▶ _Dataset section_:

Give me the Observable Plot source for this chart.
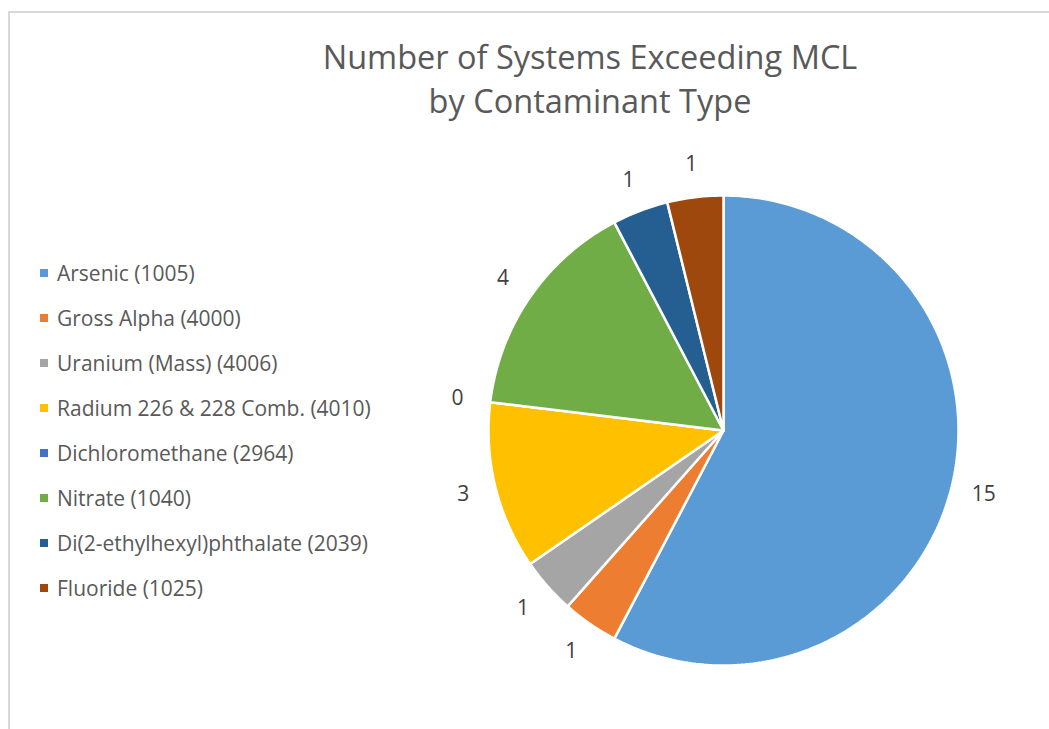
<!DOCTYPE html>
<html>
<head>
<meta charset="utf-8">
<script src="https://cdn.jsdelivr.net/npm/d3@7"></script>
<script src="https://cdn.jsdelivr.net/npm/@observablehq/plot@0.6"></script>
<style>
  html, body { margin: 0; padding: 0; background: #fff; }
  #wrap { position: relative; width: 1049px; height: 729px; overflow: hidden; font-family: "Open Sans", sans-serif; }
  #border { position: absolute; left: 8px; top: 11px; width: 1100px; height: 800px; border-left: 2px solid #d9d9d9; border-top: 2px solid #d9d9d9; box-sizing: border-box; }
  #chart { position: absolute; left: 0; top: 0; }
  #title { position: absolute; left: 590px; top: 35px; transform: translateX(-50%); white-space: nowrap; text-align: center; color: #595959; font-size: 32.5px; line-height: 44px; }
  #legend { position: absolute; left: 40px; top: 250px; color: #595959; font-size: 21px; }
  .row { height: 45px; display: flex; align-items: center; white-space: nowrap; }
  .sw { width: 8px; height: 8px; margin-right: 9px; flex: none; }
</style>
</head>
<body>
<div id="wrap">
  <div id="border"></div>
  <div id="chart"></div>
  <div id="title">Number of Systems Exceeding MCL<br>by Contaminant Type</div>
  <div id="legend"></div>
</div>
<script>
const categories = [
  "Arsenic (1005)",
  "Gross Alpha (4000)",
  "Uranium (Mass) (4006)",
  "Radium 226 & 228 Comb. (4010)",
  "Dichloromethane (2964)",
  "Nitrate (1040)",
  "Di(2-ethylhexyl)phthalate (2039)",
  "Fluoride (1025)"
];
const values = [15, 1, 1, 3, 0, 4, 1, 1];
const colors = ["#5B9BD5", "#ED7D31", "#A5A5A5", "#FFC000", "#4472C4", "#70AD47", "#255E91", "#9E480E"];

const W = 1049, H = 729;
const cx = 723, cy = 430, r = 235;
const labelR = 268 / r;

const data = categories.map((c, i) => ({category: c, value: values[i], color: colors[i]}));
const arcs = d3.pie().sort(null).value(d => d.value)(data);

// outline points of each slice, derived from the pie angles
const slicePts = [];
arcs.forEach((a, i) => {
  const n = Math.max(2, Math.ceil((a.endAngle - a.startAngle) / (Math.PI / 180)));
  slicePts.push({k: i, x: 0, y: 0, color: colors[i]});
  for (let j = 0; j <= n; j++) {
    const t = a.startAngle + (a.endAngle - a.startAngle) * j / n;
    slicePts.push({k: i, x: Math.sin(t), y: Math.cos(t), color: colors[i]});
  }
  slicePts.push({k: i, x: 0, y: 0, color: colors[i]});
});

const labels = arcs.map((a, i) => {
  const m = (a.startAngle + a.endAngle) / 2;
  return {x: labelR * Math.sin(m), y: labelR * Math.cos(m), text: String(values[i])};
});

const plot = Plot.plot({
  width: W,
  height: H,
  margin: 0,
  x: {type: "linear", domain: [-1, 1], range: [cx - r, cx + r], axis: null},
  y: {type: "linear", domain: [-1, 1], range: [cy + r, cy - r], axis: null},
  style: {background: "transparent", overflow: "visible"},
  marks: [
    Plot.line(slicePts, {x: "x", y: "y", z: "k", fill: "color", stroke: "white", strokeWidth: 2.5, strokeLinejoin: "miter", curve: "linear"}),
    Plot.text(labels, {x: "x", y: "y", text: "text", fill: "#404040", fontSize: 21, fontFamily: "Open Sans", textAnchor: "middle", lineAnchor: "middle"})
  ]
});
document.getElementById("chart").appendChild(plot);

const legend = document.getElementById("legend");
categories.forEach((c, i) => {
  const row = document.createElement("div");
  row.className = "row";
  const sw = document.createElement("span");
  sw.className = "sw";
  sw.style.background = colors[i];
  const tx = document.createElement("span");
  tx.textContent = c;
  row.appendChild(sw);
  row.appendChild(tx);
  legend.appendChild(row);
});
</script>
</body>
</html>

▶ _What the task requires_: Each line of the data is to be duplicated exactly; pictures stay out of the copy.

▶ _Solution for this exercise_:
Give me the Observable Plot source for this chart.
<!DOCTYPE html>
<html>
<head>
<meta charset="utf-8">
<script src="https://cdn.jsdelivr.net/npm/d3@7"></script>
<script src="https://cdn.jsdelivr.net/npm/@observablehq/plot@0.6"></script>
<style>
  html, body { margin: 0; padding: 0; background: #fff; }
  #wrap { position: relative; width: 1049px; height: 729px; overflow: hidden; font-family: "Open Sans", sans-serif; }
  #border { position: absolute; left: 8px; top: 11px; width: 1100px; height: 800px; border-left: 2px solid #d9d9d9; border-top: 2px solid #d9d9d9; box-sizing: border-box; }
  #chart { position: absolute; left: 0; top: 0; }
  #title { position: absolute; left: 590px; top: 35px; transform: translateX(-50%); white-space: nowrap; text-align: center; color: #595959; font-size: 32.5px; line-height: 44px; }
  #legend { position: absolute; left: 40px; top: 250px; color: #595959; font-size: 21px; }
  .row { height: 45px; display: flex; align-items: center; white-space: nowrap; }
  .sw { width: 8px; height: 8px; margin-right: 9px; flex: none; }
</style>
</head>
<body>
<div id="wrap">
  <div id="border"></div>
  <div id="chart"></div>
  <div id="title">Number of Systems Exceeding MCL<br>by Contaminant Type</div>
  <div id="legend"></div>
</div>
<script>
const categories = [
  "Arsenic (1005)",
  "Gross Alpha (4000)",
  "Uranium (Mass) (4006)",
  "Radium 226 & 228 Comb. (4010)",
  "Dichloromethane (2964)",
  "Nitrate (1040)",
  "Di(2-ethylhexyl)phthalate (2039)",
  "Fluoride (1025)"
];
const values = [15, 1, 1, 3, 0, 4, 1, 1];
const colors = ["#5B9BD5", "#ED7D31", "#A5A5A5", "#FFC000", "#4472C4", "#70AD47", "#255E91", "#9E480E"];

const W = 1049, H = 729;
const cx = 723, cy = 430, r = 235;
const labelR = 268 / r;

const data = categories.map((c, i) => ({category: c, value: values[i], color: colors[i]}));
const arcs = d3.pie().sort(null).value(d => d.value)(data);

// outline points of each slice, derived from the pie angles
const slicePts = [];
arcs.forEach((a, i) => {
  const n = Math.max(2, Math.ceil((a.endAngle - a.startAngle) / (Math.PI / 180)));
  slicePts.push({k: i, x: 0, y: 0, color: colors[i]});
  for (let j = 0; j <= n; j++) {
    const t = a.startAngle + (a.endAngle - a.startAngle) * j / n;
    slicePts.push({k: i, x: Math.sin(t), y: Math.cos(t), color: colors[i]});
  }
  slicePts.push({k: i, x: 0, y: 0, color: colors[i]});
});

const labels = arcs.map((a, i) => {
  const m = (a.startAngle + a.endAngle) / 2;
  return {x: labelR * Math.sin(m), y: labelR * Math.cos(m), text: String(values[i])};
});

const plot = Plot.plot({
  width: W,
  height: H,
  margin: 0,
  x: {type: "linear", domain: [-1, 1], range: [cx - r, cx + r], axis: null},
  y: {type: "linear", domain: [-1, 1], range: [cy + r, cy - r], axis: null},
  style: {background: "transparent", overflow: "visible"},
  marks: [
    Plot.line(slicePts, {x: "x", y: "y", z: "k", fill: "color", stroke: "white", strokeWidth: 2.5, strokeLinejoin: "miter", curve: "linear"}),
    Plot.text(labels, {x: "x", y: "y", text: "text", fill: "#404040", fontSize: 21, fontFamily: "Open Sans", textAnchor: "middle", lineAnchor: "middle"})
  ]
});
document.getElementById("chart").appendChild(plot);

const legend = document.getElementById("legend");
categories.forEach((c, i) => {
  const row = document.createElement("div");
  row.className = "row";
  const sw = document.createElement("span");
  sw.className = "sw";
  sw.style.background = colors[i];
  const tx = document.createElement("span");
  tx.textContent = c;
  row.appendChild(sw);
  row.appendChild(tx);
  legend.appendChild(row);
});
</script>
</body>
</html>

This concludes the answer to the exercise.